While the East was almost totally lost to Islam, the deprivation of Balkan territories was only temporary thanks to Byzantine nous. Riding on the coat-tails of the Avar Khaganate, the Slavic avalanche surprised everyone, yet the mighty Constans II subdued the “Sklavinia” in a series of campaigns that constituted just as much of a “Reconquista” as Justinian’s antics in Italy. Indeed, it can sometimes seem that Slavs only understand steel. As when Justinian II tried the wily old trick of deporting them to Asia Minor, most deserted to the Arabs at Sebastopolis (692). Subsequently successfully hellenised, the mountainous outposts who negotiated tribute (such as the Milengoi) and rebels such as Thomas the Slav (whose uprising remains unexplained) are the exceptions that prove the rule.


Vlachs

The indigenous folk of the Balkans – who speak a vernacular Latin related to Romanian – the Vlachs (AKA “Aromanians”) were pushed into its south-western parts by the Slavic invasions, eventually coagulating around the region of Pind in Greece.
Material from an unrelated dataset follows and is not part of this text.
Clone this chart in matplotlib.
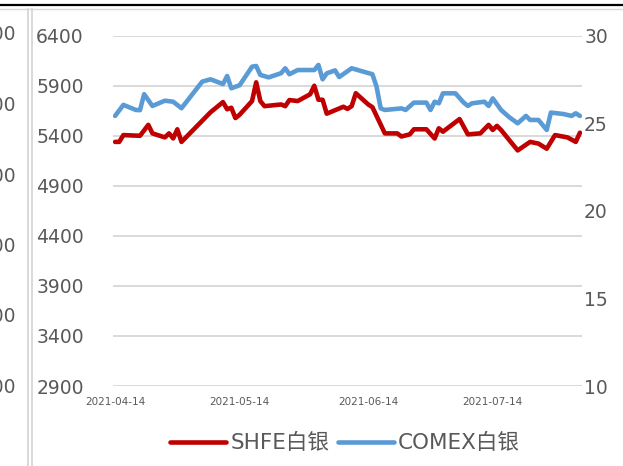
import matplotlib
matplotlib.use("Agg")
import matplotlib.pyplot as plt
import matplotlib.dates as mdates
import pandas as pd

plt.rcParams['font.family'] = ['DejaVu Sans', 'Noto Sans CJK SC']

# SHFE silver (left axis, yuan/kg)
shfe_dates = ["2021-04-14", "2021-04-15", "2021-04-16", "2021-04-20", "2021-04-22",
              "2021-04-23", "2021-04-26", "2021-04-27", "2021-04-28", "2021-04-29",
              "2021-04-30", "2021-05-07", "2021-05-10", "2021-05-11", "2021-05-12",
              "2021-05-13", "2021-05-14", "2021-05-17", "2021-05-18", "2021-05-19",
              "2021-05-20", "2021-05-24", "2021-05-25", "2021-05-26", "2021-05-28",
              "2021-05-31", "2021-06-01", "2021-06-02", "2021-06-03", "2021-06-04",
              "2021-06-08", "2021-06-09", "2021-06-10", "2021-06-11", "2021-06-14",
              "2021-06-15", "2021-06-18", "2021-06-21", "2021-06-22", "2021-06-24",
              "2021-06-25", "2021-06-28", "2021-06-30", "2021-07-01", "2021-07-02",
              "2021-07-06", "2021-07-08", "2021-07-11", "2021-07-13", "2021-07-14",
              "2021-07-15", "2021-07-16", "2021-07-20", "2021-07-23", "2021-07-25",
              "2021-07-27", "2021-07-29", "2021-08-01", "2021-08-03", "2021-08-04"]
shfe_price = [5339, 5339, 5407, 5400, 5509,
              5424, 5384, 5424, 5374, 5465,
              5339, 5635, 5737, 5665, 5680,
              5577, 5610, 5747, 5934, 5747,
              5696, 5713, 5696, 5757, 5747,
              5815, 5900, 5760, 5760, 5621,
              5690, 5669, 5696, 5825, 5713,
              5686, 5424, 5424, 5393, 5414,
              5465, 5465, 5373, 5475, 5441,
              5567, 5414, 5424, 5509, 5458,
              5499, 5458, 5254, 5339, 5322,
              5271, 5407, 5384, 5339, 5431]

# COMEX silver (right axis, USD/oz)
comex_dates = ["2021-04-14", "2021-04-16", "2021-04-19", "2021-04-20", "2021-04-21",
               "2021-04-23", "2021-04-26", "2021-04-28", "2021-04-30", "2021-05-05",
               "2021-05-07", "2021-05-10", "2021-05-11", "2021-05-12", "2021-05-14",
               "2021-05-17", "2021-05-18", "2021-05-19", "2021-05-21", "2021-05-24",
               "2021-05-25", "2021-05-26", "2021-05-28", "2021-06-01", "2021-06-02",
               "2021-06-03", "2021-06-04", "2021-06-06", "2021-06-07", "2021-06-10",
               "2021-06-15", "2021-06-16", "2021-06-17", "2021-06-18", "2021-06-22",
               "2021-06-23", "2021-06-25", "2021-06-28", "2021-06-29", "2021-06-30",
               "2021-07-01", "2021-07-02", "2021-07-05", "2021-07-07", "2021-07-08",
               "2021-07-09", "2021-07-12", "2021-07-13", "2021-07-14", "2021-07-16",
               "2021-07-18", "2021-07-20", "2021-07-22", "2021-07-23", "2021-07-25",
               "2021-07-27", "2021-07-28", "2021-07-31", "2021-08-02", "2021-08-03",
               "2021-08-04"]
comex_price = [25.42, 26.05, 25.76, 25.75, 26.66,
               25.99, 26.29, 26.23, 25.86, 27.38,
               27.51, 27.24, 27.70, 27.00, 27.17,
               28.23, 28.27, 27.76, 27.62, 27.86,
               28.14, 27.80, 28.04, 28.04, 28.33,
               27.51, 27.85, 28.02, 27.64, 28.14,
               27.80, 27.09, 25.85, 25.76, 25.85,
               25.76, 26.18, 26.18, 25.76, 26.23,
               26.14, 26.71, 26.71, 26.18, 25.99,
               26.14, 26.23, 25.99, 26.42, 25.76,
               25.34, 25.00, 25.42, 25.19, 25.19,
               24.62, 25.61, 25.53, 25.42, 25.57,
               25.42]

left_ticks = [2900, 3400, 3900, 4400, 4900, 5400, 5900, 6400]
right_ticks = [10, 15, 20, 25, 30]
x_ticks = ["2021-04-14", "2021-05-14", "2021-06-14", "2021-07-14"]
# labels of the neighbouring chart, cut off at the left edge like in the source
side_labels = ["6000", "5000", "4000", "3000", "2000", "1000"]

red = "#C00000"
blue = "#5B9BD5"
grey = "#595959"
gridc = "#D9D9D9"

fig = plt.figure(figsize=(6.23, 4.66), dpi=100)
ax = fig.add_axes([113 / 623, 1 - 386 / 466, 469 / 623, 350.3 / 466])
ax2 = ax.twinx()

l1, = ax.plot(pd.to_datetime(shfe_dates), shfe_price, color=red, lw=3.3,
              solid_capstyle="round", solid_joinstyle="round", label="SHFE白银")
l2, = ax2.plot(pd.to_datetime(comex_dates), comex_price, color=blue, lw=3.3,
               solid_capstyle="round", solid_joinstyle="round", label="COMEX白银")

ax.set_ylim(2900, 6400)
ax.set_yticks(left_ticks)
ax2.set_ylim(10, 30)
ax2.set_yticks(right_ticks)
ax.set_xlim(pd.Timestamp("2021-04-13 12:00"), pd.Timestamp("2021-08-04 12:00"))
ax.set_xticks(pd.to_datetime(x_ticks))
ax.xaxis.set_major_formatter(mdates.DateFormatter("%Y-%m-%d"))

ax.grid(axis="y", color=gridc, lw=1.4)
ax.set_axisbelow(True)
for a in (ax, ax2):
    for s in a.spines.values():
        s.set_visible(False)
ax.tick_params(axis="y", length=0, pad=21, labelsize=13.5, labelcolor=grey)
ax.tick_params(axis="x", length=0, pad=8, labelsize=7.5, labelcolor=grey)
ax2.tick_params(axis="y", length=0, pad=1.5, labelsize=13.5, labelcolor=grey)

fig.legend(handles=[l1, l2], loc="center", bbox_to_anchor=(345 / 623, 1 - 443 / 466),
           ncol=2, frameon=False, fontsize=15.5, labelcolor=grey,
           handlelength=2.6, handletextpad=0.2, columnspacing=0.4)

# frame remnants of the surrounding page
fig.add_artist(plt.Line2D([0, 1], [1 - 4.5 / 466] * 2, color="black", lw=1.6,
                          transform=fig.transFigure))
fig.add_artist(plt.Line2D([0, 1], [1 - 8.5 / 466] * 2, color=gridc, lw=1,
                          transform=fig.transFigure))
for xp in (27.5, 32):
    fig.add_artist(plt.Line2D([xp / 623] * 2, [0, 1 - 8.5 / 466], color=gridc, lw=1.4,
                              transform=fig.transFigure))
for i, lab in enumerate(side_labels):
    fig.text(16 / 623, 1 - (35 + i * 70.5) / 466, lab, ha="right", va="center",
             fontsize=13.5, color=grey)

fig.savefig("out.png", dpi=100)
Despite this base, however, the Vlachs live a mostly pastoral nomadic lifestyle (with katuni summer dwellings that consist of black felt tents) between the Black Sea and Adriatic, with a status quo that allows Slavs to occupy the lowlands and Vlachs the highlands. This arrangement is why the founder of Wallachia (Vlachia), a Cuman named Basarab I (d. 1352) could be found – rather anomalously – wedged between Hungary, Bulgaria and the sea. Renowned in the capital mainly for their delicious cheeses and stews, the main reason you can see Vlachs congregating in parts of Serbia today is that Ali Pasha of Ioannina demolished their Pind patria.